== Given information ==
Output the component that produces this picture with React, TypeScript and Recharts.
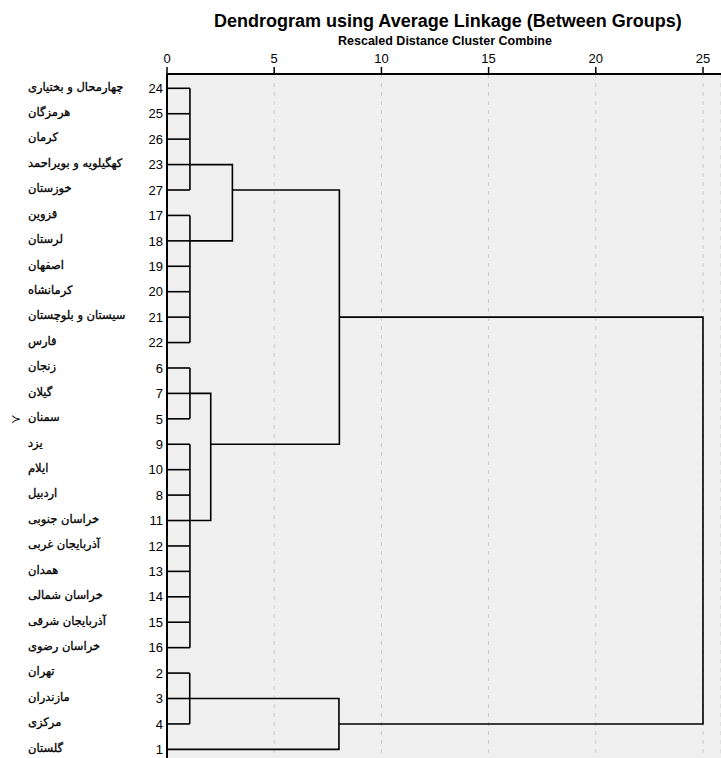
import React from 'react';
import { ScatterChart, Scatter, XAxis, YAxis, CartesianGrid } from 'recharts';

const caseNumbers = [24, 25, 26, 23, 27, 17, 18, 19, 20, 21, 22, 6, 7, 5, 9, 10, 8, 11, 12, 13, 14, 15, 16, 2, 3, 4, 1];
const regionNames = [
  'چهارمحال و بختیاری', 'هرمزگان', 'کرمان', 'کهگیلویه و بویراحمد', 'خوزستان',
  'قزوین', 'لرستان', 'اصفهان', 'کرمانشاه', 'سیستان و بلوچستان', 'فارس',
  'زنجان', 'گیلان', 'سمنان',
  'یزد', 'ایلام', 'اردبیل', 'خراسان جنوبی', 'آذربایجان غربی', 'همدان', 'خراسان شمالی', 'آذربایجان شرقی', 'خراسان رضوی',
  'تهران', 'مازندران', 'مرکزی', 'گلستان',
];
const xTicks = [0, 5, 10, 15, 20, 25];
const markedRow = 13;

// leaf clusters: consecutive rows joined at one distance
const leafGroups = [
  { first: 0, last: 4, height: 1.07 },
  { first: 5, last: 10, height: 1.07 },
  { first: 11, last: 13, height: 1.07 },
  { first: 14, last: 22, height: 1.07 },
  { first: 23, last: 25, height: 1.06 },
];
// higher merges: branch A (row, start distance), branch B (row, start distance), merge distance
const merges = [
  { rowA: 3, fromA: 1.07, rowB: 6, fromB: 1.07, height: 3.05 },
  { rowA: 12, fromA: 1.07, rowB: 17, fromB: 1.07, height: 2.04 },
  { rowA: 24, fromA: 1.06, rowB: 26, fromB: 0, height: 8.02 },
  { rowA: 4, fromA: 3.05, rowB: 14, fromB: 2.04, height: 8.04 },
  { rowA: 9, fromA: 8.04, rowB: 25, fromB: 8.02, height: 25 },
];

const segments: { x: number; y: number }[][] = [];
leafGroups.forEach((g) => {
  for (let r = g.first; r <= g.last; r++) {
    segments.push([{ x: 0, y: r }, { x: g.height, y: r }]);
  }
  segments.push([{ x: g.height, y: g.first }, { x: g.height, y: g.last }]);
});
merges.forEach((m) => {
  segments.push([
    { x: m.fromA, y: m.rowA },
    { x: m.height, y: m.rowA },
    { x: m.height, y: m.rowB },
    { x: m.fromB, y: m.rowB },
  ]);
});

const rowTicks = regionNames.map((_, i) => i);

const RowTick = (props: any) => {
  const { y, payload } = props;
  const i = payload.value;
  return (
    <g>
      <text x={163} y={y} dy="0.36em" textAnchor="end" fontSize={13} fontFamily="'Liberation Sans', Arial" fill="#000">
        {caseNumbers[i]}
      </text>
      <text x={28} y={y} dy="0.2em" textAnchor="start" fontSize={11.5} fontFamily="'DejaVu Sans'" fill="#000" stroke="#000" strokeWidth={0.3}>
        {regionNames[i]}
      </text>
      {i === markedRow ? (
        <text x={11} y={y} dy="0.35em" textAnchor="start" fontSize={12} fontFamily="'DejaVu Sans'" fill="#000">
          {'≻'}
        </text>
      ) : null}
    </g>
  );
};

const NoShape = () => <g />;

export default function App() {
  return (
    <div style={{ position: 'absolute', left: 0, top: 0, width: 721, height: 758, background: '#fff' }}>
      <div style={{ position: 'absolute', left: 0, width: 721, top: 10, paddingLeft: 214, boxSizing: 'border-box', fontFamily: "'Liberation Sans', Arial", fontWeight: 'bold', fontSize: 18, lineHeight: '22px', color: '#000', whiteSpace: 'nowrap' }}>
        Dendrogram using Average Linkage (Between Groups)
      </div>
      <div style={{ position: 'absolute', left: 0, width: 721, top: 34, paddingLeft: 338, boxSizing: 'border-box', fontFamily: "'Liberation Sans', Arial", fontWeight: 'bold', fontSize: 12.5, lineHeight: '15px', color: '#000', whiteSpace: 'nowrap' }}>
        Rescaled Distance Cluster Combine
      </div>
      <div style={{ position: 'absolute', left: 0, top: 0 }}>
        <ScatterChart width={721} height={758} margin={{ top: 44, right: 0, bottom: 0, left: 0 }}>
          <CartesianGrid horizontal={false} vertical strokeDasharray="4 5" stroke="#cccccc" fill="#f0f0f0" />
          <XAxis
            type="number"
            dataKey="x"
            orientation="top"
            domain={[0, 25.84]}
            allowDataOverflow
            ticks={xTicks}
            interval={0}
            height={30}
            tickSize={7}
            tickMargin={4}
            axisLine={{ stroke: '#000', strokeWidth: 2 }}
            tickLine={{ stroke: '#000', strokeWidth: 1.5 }}
            tick={{ fill: '#000', fontSize: 13, fontFamily: "'Liberation Sans', Arial" }}
          />
          <YAxis
            type="number"
            dataKey="y"
            domain={[-0.5625, 26.34]}
            allowDataOverflow
            reversed
            ticks={rowTicks}
            interval={0}
            width={167}
            tickLine={false}
            axisLine={{ stroke: '#000', strokeWidth: 2 }}
            tick={<RowTick />}
          />
          {segments.map((seg, k) => (
            <Scatter
              key={k}
              data={seg}
              line={{ stroke: '#000', strokeWidth: 1.6 }}
              lineType="joint"
              shape={NoShape}
              legendType="none"
              isAnimationActive={false}
            />
          ))}
        </ScatterChart>
      </div>
    </div>
  );
}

== Written problem ==
Take the lines from the start of the material to the line with "const markedRow = 13;", both included, and transcribe them exactly without the pictures.

== Correct response ==
Output the component that produces this picture with React, TypeScript and Recharts.
import React from 'react';
import { ScatterChart, Scatter, XAxis, YAxis, CartesianGrid } from 'recharts';

const caseNumbers = [24, 25, 26, 23, 27, 17, 18, 19, 20, 21, 22, 6, 7, 5, 9, 10, 8, 11, 12, 13, 14, 15, 16, 2, 3, 4, 1];
const regionNames = [
  'چهارمحال و بختیاری', 'هرمزگان', 'کرمان', 'کهگیلویه و بویراحمد', 'خوزستان',
  'قزوین', 'لرستان', 'اصفهان', 'کرمانشاه', 'سیستان و بلوچستان', 'فارس',
  'زنجان', 'گیلان', 'سمنان',
  'یزد', 'ایلام', 'اردبیل', 'خراسان جنوبی', 'آذربایجان غربی', 'همدان', 'خراسان شمالی', 'آذربایجان شرقی', 'خراسان رضوی',
  'تهران', 'مازندران', 'مرکزی', 'گلستان',
];
const xTicks = [0, 5, 10, 15, 20, 25];
const markedRow = 13;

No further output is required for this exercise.